CAOSP abstracts, Volume: 27, No.: 3, year: 1998


Abstract: Three topics are discussed: 1) Photometric observations of the rapidly oscillating Ap stars have shown that the pulsation amplitude drops dramatically as a function of wavelength from the blue to the red. A theoretical derivation, plus modelling, indicates that this is because the vertical wavelength of the pulsation mode is short compared to the scale height of the atmosphere; in fact, it indicates that we are seeing a pulsation node in the observable atmosphere. Radial velocity observations, and theoretical calculations now support this.
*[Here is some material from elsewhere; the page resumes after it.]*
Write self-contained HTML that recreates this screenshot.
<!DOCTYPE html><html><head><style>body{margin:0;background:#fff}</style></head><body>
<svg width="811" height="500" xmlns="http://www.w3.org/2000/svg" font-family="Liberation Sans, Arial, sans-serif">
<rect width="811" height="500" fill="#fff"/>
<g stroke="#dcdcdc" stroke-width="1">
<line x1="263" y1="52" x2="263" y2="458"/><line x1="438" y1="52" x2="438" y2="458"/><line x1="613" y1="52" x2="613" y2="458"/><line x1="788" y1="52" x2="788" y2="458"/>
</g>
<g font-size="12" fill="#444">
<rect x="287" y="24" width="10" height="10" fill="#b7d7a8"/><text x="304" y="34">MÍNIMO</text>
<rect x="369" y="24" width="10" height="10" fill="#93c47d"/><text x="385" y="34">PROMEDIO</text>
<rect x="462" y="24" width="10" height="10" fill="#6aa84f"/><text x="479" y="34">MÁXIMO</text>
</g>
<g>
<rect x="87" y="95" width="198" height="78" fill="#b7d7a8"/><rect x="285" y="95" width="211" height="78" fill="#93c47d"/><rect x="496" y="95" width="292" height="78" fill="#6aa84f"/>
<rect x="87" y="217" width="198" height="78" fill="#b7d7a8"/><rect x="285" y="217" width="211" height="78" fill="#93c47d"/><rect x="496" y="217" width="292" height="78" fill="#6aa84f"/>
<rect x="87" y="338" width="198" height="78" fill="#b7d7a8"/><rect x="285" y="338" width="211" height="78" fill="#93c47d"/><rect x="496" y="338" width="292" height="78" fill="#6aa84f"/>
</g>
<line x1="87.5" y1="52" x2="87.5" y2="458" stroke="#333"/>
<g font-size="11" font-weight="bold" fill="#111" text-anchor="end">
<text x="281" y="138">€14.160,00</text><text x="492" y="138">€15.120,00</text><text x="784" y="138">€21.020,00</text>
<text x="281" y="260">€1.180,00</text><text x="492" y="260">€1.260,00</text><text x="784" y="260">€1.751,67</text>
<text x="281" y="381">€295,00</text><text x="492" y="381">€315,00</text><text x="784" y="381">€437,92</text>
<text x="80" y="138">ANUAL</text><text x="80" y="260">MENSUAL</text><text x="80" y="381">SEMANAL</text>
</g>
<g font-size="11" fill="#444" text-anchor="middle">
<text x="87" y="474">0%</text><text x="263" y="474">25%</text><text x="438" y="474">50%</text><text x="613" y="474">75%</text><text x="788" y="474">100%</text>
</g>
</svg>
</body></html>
The implication for other research on CP stars is that this can provide observational constraints on the atmospheric structure independent of traditional spectral analysis. 2) Luminosities of roAp stars can be determined from asteroseismology. A recent comparison of such asteroseismic luminosities with HIPPARCOS luminosities is shown. This suggests that roAp stars have lower temperatures and/or smaller radii than previous models have used, or that the magnetic fields in these stars alter the frequency separations. 3) The latest results of our long-term monitoring of the pulsation frequencies in certain roAp stars are discussed. There is a clear cyclic variability to the pulsation cavity, hence the sound speed and/or sound travel time (radius) of these stars. This might be indicative of magnetic cycles at a level that magnetic measurements cannot currently detect, although there is no theoretical support for such an idea.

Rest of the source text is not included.